Question

Given below are the half-cell reactions:
$M{n^{2 + }} + 2{e^ - } \to Mn;{E^\circ } = - 1.18V$
$2(M{n^{3 + }} + {e^ - } \to M{n^{2 + }});{E^\circ } = + 1.51V$
The ${E^\circ }$ for $3M{n^{2 + }} \to Mn + 2M{n^{3 + }}$ will be:
$(a) - 0.33V$ ; The reaction will not occur.
$(b) - 0.33V$ ; The reaction will occur.
$(c) - 2.69V$ ; The reaction will not occur.
$(d) - 2.69V$ ; The reaction will occur. $(d) - 2.69V$

Answer 1

Before calculating the cell potential, we should review a few definitions. The anode half reaction, which is defined by the half-reaction in which oxidation occurs, and the cathode half-reaction, defined as the half-reaction in which reduction takes place.

Complete answer:
The standard electrode potential is denoted by ${E^\circ }$ . Either standard reduction potential or standard oxidation potential can be calculated for an electrode using standard hydrogen electrodes.

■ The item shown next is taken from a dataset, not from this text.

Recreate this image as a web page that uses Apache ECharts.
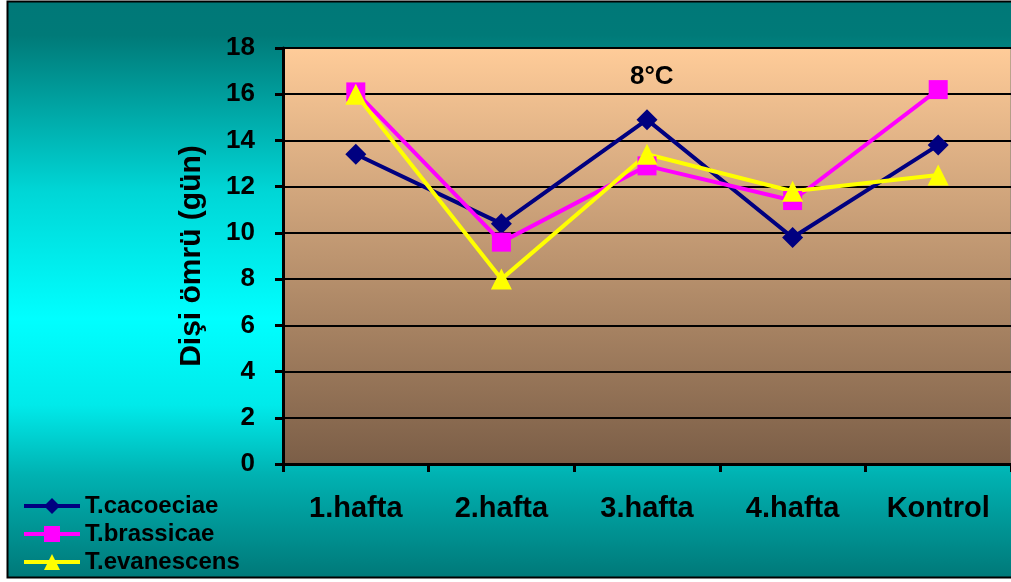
<!DOCTYPE html>
<html>
<head>
<meta charset="utf-8">
<script src="https://cdn.jsdelivr.net/npm/echarts@6/dist/echarts.min.js"></script>
<style>
  html, body { margin: 0; padding: 0; background: #fff; }
  #chart { width: 1011px; height: 582px; }
</style>
</head>
<body>
<div id="chart"></div>
<script>
// categories and values
const weeks = ["1.hafta", "2.hafta", "3.hafta", "4.hafta", "Kontrol"];
const cacoeciae = [13.4, 10.4, 14.9, 9.8, 13.8];
const brassicae = [16.1, 9.6, 12.9, 11.4, 16.2];
const evanescens = [16.0, 8.0, 13.4, 11.8, 12.5];

const FONT = "'Liberation Sans', Arial, sans-serif";

const chart = echarts.init(document.getElementById("chart"));

const lineSeries = (name, data, color, symbol, size) => ({
  name,
  type: "line",
  data,
  symbol,
  symbolSize: size,
  showAllSymbol: true,
  lineStyle: { color, width: 4 },
  itemStyle: { color },
  emphasis: { disabled: true },
});

chart.setOption({
  animation: false,
  backgroundColor: "#ffffff",
  graphic: [
    {
      type: "rect",
      z: -10,
      shape: { x: 7.5, y: 1.5, width: 1010, height: 576 },
      style: {
        stroke: "#000",
        lineWidth: 2,
        fill: {
          type: "linear",
          x: 0, y: 0, x2: 0, y2: 1,
          colorStops: [
            { offset: 0, color: "#007878" },
            { offset: 0.06, color: "#007a78" },
            { offset: 0.33, color: "#00d6d6" },
            { offset: 0.55, color: "#00ffff" },
            { offset: 0.7, color: "#00eaea" },
            { offset: 0.82, color: "#00b2b2" },
            { offset: 1, color: "#007878" },
          ],
        },
      },
    },
  ],
  title: {
    text: "8°C",
    left: 630,
    top: 64,
    padding: 0,
    textStyle: { fontFamily: FONT, fontWeight: "bold", fontSize: 26, color: "#000" },
  },
  legend: {
    orient: "vertical",
    left: 22,
    top: 494,
    padding: 0,
    itemWidth: 56,
    itemHeight: 20,
    itemGap: 4,
    lineStyle: { width: 4 },
    textStyle: { fontFamily: FONT, fontWeight: "bold", fontSize: 24, lineHeight: 24, color: "#000" },
    data: ["T.cacoeciae", "T.brassicae", "T.evanescens"],
  },
  grid: {
    left: 283,
    right: -6,
    top: 48,
    bottom: 118,
    show: true,
    borderColor: "#808080",
    borderWidth: 1,
    backgroundColor: {
      type: "linear",
      x: 0, y: 0, x2: 0, y2: 1,
      colorStops: [
        { offset: 0, color: "#ffcc99" },
        { offset: 1, color: "#7b5e47" },
      ],
    },
  },
  xAxis: {
    type: "category",
    data: weeks,
    boundaryGap: true,
    axisLine: { lineStyle: { color: "#000", width: 3 } },
    axisTick: { show: true, length: 8, interval: 0, lineStyle: { color: "#000", width: 3 } },
    axisLabel: {
      interval: 0,
      margin: 30,
      color: "#000",
      fontFamily: FONT,
      fontWeight: "bold",
      fontSize: 29,
    },
    splitLine: { show: false },
  },
  yAxis: {
    type: "value",
    min: 0,
    max: 18,
    interval: 2,
    name: "Dişi ömrü (gün)",
    nameLocation: "middle",
    nameGap: 76,
    nameTextStyle: { fontFamily: FONT, fontWeight: "bold", fontSize: 30, color: "#000" },
    axisLine: { show: true, lineStyle: { color: "#000", width: 3 } },
    axisTick: { show: true, length: 8, lineStyle: { color: "#000", width: 3 } },
    axisLabel: {
      margin: 28,
      color: "#000",
      fontFamily: FONT,
      fontWeight: "bold",
      fontSize: 26,
    },
    splitLine: { lineStyle: { color: "#000", width: 2 } },
  },
  series: [
    lineSeries("T.cacoeciae", cacoeciae, "#000080", "diamond", 21),
    lineSeries("T.brassicae", brassicae, "#ff00ff", "rect", 19),
    lineSeries("T.evanescens", evanescens, "#ffff00", "triangle", 21),
  ],
});
</script>
</body>
</html>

Standard cell potential is the difference between standard reduction potential of the two half-cells or half reactions. The equation will be:
${E^\circ }_{cell} = {E_{red}}^\circ - {E_{oxd}}^\circ$
The electrode potential of $2(M{n^{3 + }} + {e^ - } \to M{n^{2 + }})$ Is $+ 1.51V$
To get the main equation we have to reverse the second equation and add both the equations. The reversed equation will be:
$2M{n^{3 + }} \to 2M{n^{2 + }} + 2{e^ - }$ , the electrode potential will become, ${E^\circ } = - 1.51V$
Before adding the two reactions together, the number of electrons lost in the oxidation must equal the number of electrons gained in the reduction. After doing that, the overall equation is obtained.
$3M{n^{2 + }} \to Mn + 2M{n^{3 + }}$
The cell potential will be equal to, ${E^\circ }_{cell} = {E_{red}}^\circ - {E_{oxd}}^\circ$
${E^\circ }_{cell} = - 1.51 + ( - 1.18)$
${E^\circ }_{cell} = - 2.69V$
The reaction is not possible as the $\Delta G$ will come positive for this case and that indicates the reaction is nonspontaneous.
The correct option is $(C) - 2.69V$ ; The reaction will not occur.

Note:
The half-cell with the higher reduction potential will undergo reduction within the cell. The half-cell with the lower reduction potential will undergo oxidation. Using the standard cell notation, the condition such as the concentration of the ions in the solution can be represented.